Heel erg netjes is het dus allemaal niet en dat is dan het geslacht van koning David, waaruit de Messias moet voort­ko­men.

Maar God schrijft recht op kromme lijnen en Jezus wordt geboren uit deze familie en toch ook weer niet, want Maria is zwan­ger van de heilige Geest.

God maakt steeds weer een nieuw begin. Je kunt het in je eigen leven merken en mis­schien zul je daarin ook wel eer­lijk­heidshalve moeten erkennen dat het niet allemaal zo fan­tas­tisch was. Maar Hij laat je toch niet vallen. Je krijgt nieuwe kansen.

En de grote genade van je eigen zonde is, dat je dan mag zien, dat God zich niet laat ont­moe­di­gen door het kwaad in jou, niet door het kwaad in de wereld en niet door het kwaad in de Kerk; en dat Hij het kwade weet om te buigen naar iets goeds.

Het kwaad is een be­proe­ving en een beko­ring, maar: richt je hart en je gedachten op de kracht van God. Het kwaad is erg, het lij­den is erg, maar God is groter. Het kwaad kan je niet overwel­digen, je bent veilig geborgen in het hart van God.

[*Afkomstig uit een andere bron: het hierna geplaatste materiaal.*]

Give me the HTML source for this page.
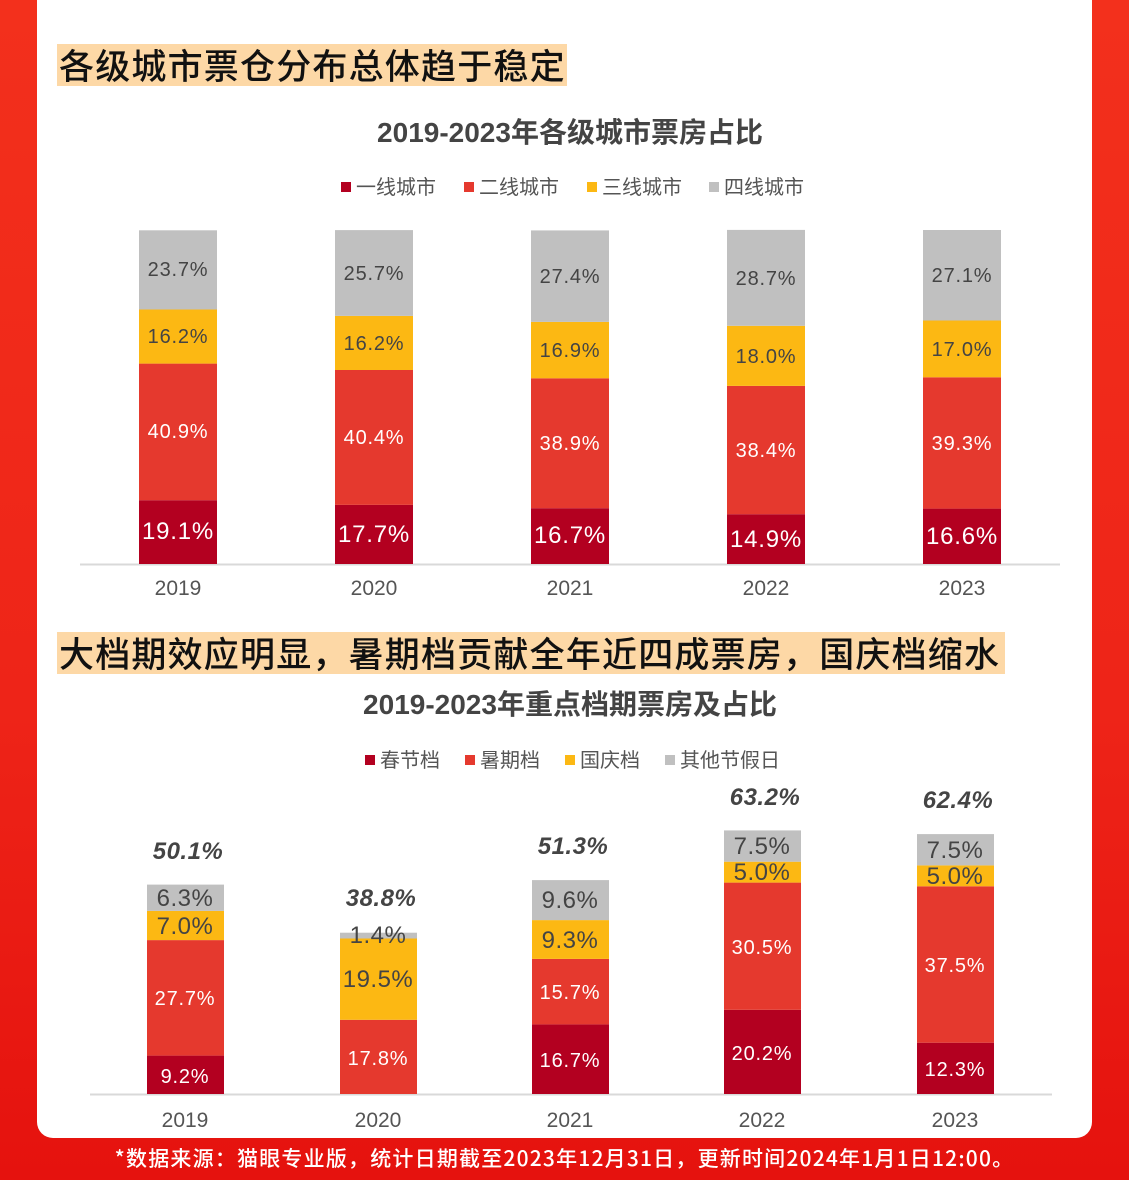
<!DOCTYPE html>
<html><head><meta charset="utf-8"><style>
html,body{margin:0;padding:0;}
body{width:1129px;height:1183px;position:relative;overflow:hidden;background:#fff;font-family:"Liberation Sans","Noto Sans CJK SC",sans-serif;}
.bg{position:absolute;left:0;top:0;width:1129px;height:1180px;background:linear-gradient(180deg,#f3301c 0%,#ee2418 60%,#e5120e 100%);}
.card{position:absolute;left:37px;top:-20px;width:1055px;height:1158px;background:#fff;border-radius:0 0 16px 16px;}
.hl{position:absolute;background:#fdd8a6;color:#111;font-size:35px;line-height:42px;font-weight:500;font-family:"Noto Sans CJK SC",sans-serif;padding-left:2px;letter-spacing:1.2px;white-space:nowrap;}
.foot{position:absolute;left:0;width:1129px;top:1143px;text-align:center;color:#fff;font-size:21px;letter-spacing:1.2px;font-weight:500;font-family:"Noto Sans CJK SC",sans-serif;}
svg{position:absolute;left:0;top:0;}
</style></head><body>
<div class="bg"></div>
<div class="card"></div>
<div class="hl" style="left:57px;top:44px;width:508px;height:42px;">各级城市票仓分布总体趋于稳定</div>
<div class="hl" style="left:57px;top:632px;width:946px;height:42px;">大档期效应明显，暑期档贡献全年近四成票房，国庆档缩水</div>
<svg width="1129" height="1183" font-family="Liberation Sans, Noto Sans CJK SC, sans-serif">
<text x="570" y="142" text-anchor="middle" font-size="28" font-weight="bold" fill="#444">2019-2023年各级城市票房占比</text>
<g font-size="20" fill="#555">
<rect x="341" y="182" width="10" height="10" fill="#b30020"/><text x="356" y="194">一线城市</text>
<rect x="464" y="182" width="10" height="10" fill="#e5392e"/><text x="479" y="194">二线城市</text>
<rect x="587" y="182" width="10" height="10" fill="#fcb813"/><text x="602" y="194">三线城市</text>
<rect x="709" y="182" width="10" height="10" fill="#c0c0c0"/><text x="724" y="194">四线城市</text>
</g>
<line x1="80" y1="564.5" x2="1060" y2="564.5" stroke="#d9d9d9" stroke-width="2"/>
<g>
<rect x="139" y="500.2" width="78" height="63.8" fill="#b30020"/><rect x="139" y="363.6" width="78" height="136.6" fill="#e5392e"/><rect x="139" y="309.5" width="78" height="54.1" fill="#fcb813"/><rect x="139" y="230.3" width="78" height="79.2" fill="#c0c0c0"/>
<rect x="335" y="504.9" width="78" height="59.1" fill="#b30020"/><rect x="335" y="370" width="78" height="134.9" fill="#e5392e"/><rect x="335" y="315.9" width="78" height="54.1" fill="#fcb813"/><rect x="335" y="230.1" width="78" height="85.8" fill="#c0c0c0"/>
<rect x="531" y="508.2" width="78" height="55.8" fill="#b30020"/><rect x="531" y="378.3" width="78" height="129.9" fill="#e5392e"/><rect x="531" y="321.9" width="78" height="56.4" fill="#fcb813"/><rect x="531" y="230.4" width="78" height="91.5" fill="#c0c0c0"/>
<rect x="727" y="514.2" width="78" height="49.8" fill="#b30020"/><rect x="727" y="385.9" width="78" height="128.3" fill="#e5392e"/><rect x="727" y="325.8" width="78" height="60.1" fill="#fcb813"/><rect x="727" y="229.9" width="78" height="95.9" fill="#c0c0c0"/>
<rect x="923" y="508.6" width="78" height="55.4" fill="#b30020"/><rect x="923" y="377.3" width="78" height="131.3" fill="#e5392e"/><rect x="923" y="320.5" width="78" height="56.8" fill="#fcb813"/><rect x="923" y="230" width="78" height="90.5" fill="#c0c0c0"/>
</g>
<g text-anchor="middle" font-size="24" fill="#fff" letter-spacing="0.8">
<text x="178" y="539">19.1%</text><text x="374" y="542">17.7%</text><text x="570" y="543">16.7%</text><text x="766" y="547">14.9%</text><text x="962" y="544">16.6%</text>
</g>
<g text-anchor="middle" font-size="20" fill="#fff" letter-spacing="0.8">
<text x="178" y="438">40.9%</text><text x="374" y="444">40.4%</text><text x="570" y="450">38.9%</text><text x="766" y="457">38.4%</text><text x="962" y="450">39.3%</text>
</g>
<g text-anchor="middle" font-size="20" fill="#444" letter-spacing="0.8">
<text x="178" y="343">16.2%</text><text x="374" y="350">16.2%</text><text x="570" y="357">16.9%</text><text x="766" y="363">18.0%</text><text x="962" y="356">17.0%</text>
<text x="178" y="276">23.7%</text><text x="374" y="280">25.7%</text><text x="570" y="283">27.4%</text><text x="766" y="285">28.7%</text><text x="962" y="282">27.1%</text>
</g>
<g text-anchor="middle" font-size="21" fill="#555">
<text x="178" y="595">2019</text><text x="374" y="595">2020</text><text x="570" y="595">2021</text><text x="766" y="595">2022</text><text x="962" y="595">2023</text>
</g>

<text x="570" y="714" text-anchor="middle" font-size="28" font-weight="bold" fill="#444">2019-2023年重点档期票房及占比</text>
<g font-size="20" fill="#555">
<rect x="365" y="755" width="10" height="10" fill="#b30020"/><text x="380" y="767">春节档</text>
<rect x="465" y="755" width="10" height="10" fill="#e5392e"/><text x="480" y="767">暑期档</text>
<rect x="565" y="755" width="10" height="10" fill="#fcb813"/><text x="580" y="767">国庆档</text>
<rect x="665" y="755" width="10" height="10" fill="#c0c0c0"/><text x="680" y="767">其他节假日</text>
</g>
<line x1="90" y1="1094.5" x2="1052" y2="1094.5" stroke="#d9d9d9" stroke-width="2"/>
<rect x="147" y="1055.6" width="77" height="38.4" fill="#b30020"/><rect x="147" y="940.1" width="77" height="115.5" fill="#e5392e"/><rect x="147" y="910.9" width="77" height="29.2" fill="#fcb813"/><rect x="147" y="884.6" width="77" height="26.3" fill="#c0c0c0"/>
<rect x="340" y="1019.8" width="77" height="74.2" fill="#e5392e"/><rect x="340" y="938.5" width="77" height="81.3" fill="#fcb813"/><rect x="340" y="932.7" width="77" height="5.8" fill="#c0c0c0"/>
<rect x="532" y="1024.4" width="77" height="69.6" fill="#b30020"/><rect x="532" y="958.9" width="77" height="65.5" fill="#e5392e"/><rect x="532" y="920.1" width="77" height="38.8" fill="#fcb813"/><rect x="532" y="880.1" width="77" height="40" fill="#c0c0c0"/>
<rect x="724" y="1009.8" width="77" height="84.2" fill="#b30020"/><rect x="724" y="882.6" width="77" height="127.2" fill="#e5392e"/><rect x="724" y="861.7" width="77" height="20.9" fill="#fcb813"/><rect x="724" y="830.4" width="77" height="31.3" fill="#c0c0c0"/>
<rect x="917" y="1042.7" width="77" height="51.3" fill="#b30020"/><rect x="917" y="886.3" width="77" height="156.4" fill="#e5392e"/><rect x="917" y="865.4" width="77" height="20.9" fill="#fcb813"/><rect x="917" y="834.1" width="77" height="31.3" fill="#c0c0c0"/>
<g text-anchor="middle" font-size="20" fill="#fff" letter-spacing="0.8">
<text x="185" y="1083">9.2%</text><text x="378" y="1065">17.8%</text><text x="570" y="1067">16.7%</text><text x="762" y="1060">20.2%</text><text x="955" y="1076">12.3%</text>
<text x="185" y="1005">27.7%</text><text x="570" y="999">15.7%</text><text x="762" y="954">30.5%</text><text x="955" y="972">37.5%</text>
</g>
<g text-anchor="middle" font-size="24" fill="#444" letter-spacing="0.5">
<text x="185" y="906">6.3%</text><text x="185" y="934">7.0%</text>
<text x="378" y="943">1.4%</text><text x="378" y="987">19.5%</text>
<text x="570" y="908">9.6%</text><text x="570" y="948">9.3%</text>
<text x="762" y="854">7.5%</text><text x="762" y="880">5.0%</text>
<text x="955" y="858">7.5%</text><text x="955" y="884">5.0%</text>
</g>
<g text-anchor="middle" font-size="24" font-weight="bold" font-style="italic" fill="#444" letter-spacing="0.5">
<text x="188" y="859">50.1%</text><text x="381" y="906">38.8%</text><text x="573" y="854">51.3%</text><text x="765" y="805">63.2%</text><text x="958" y="808">62.4%</text>
</g>
<g text-anchor="middle" font-size="21" fill="#555">
<text x="185" y="1127">2019</text><text x="378" y="1127">2020</text><text x="570" y="1127">2021</text><text x="762" y="1127">2022</text><text x="955" y="1127">2023</text>
</g>
</svg>
<div class="foot">*数据来源：猫眼专业版，统计日期截至2023年12月31日，更新时间2024年1月1日12:00。</div>
</body></html>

Zo kunnen we zelf ook - met Maria - getuigen: de Heer heeft grote dingen aan mij gedaan: Hij heeft mij op een bij­zon­dere wijze aan­geraakt, mij geleid, mij gebracht tot waar ik nu ben en die dank­baar­heid om Gods lei­ding, is een kracht waardoor je - bij de teleur­stel­lingen die je ook zult voelen, zoals Jezus ze gevoeld heeft - kunt ver­trouwen en over­ge­ven.

Moge Maria daarbij onze voor­spraak en ons voor­beeld zijn.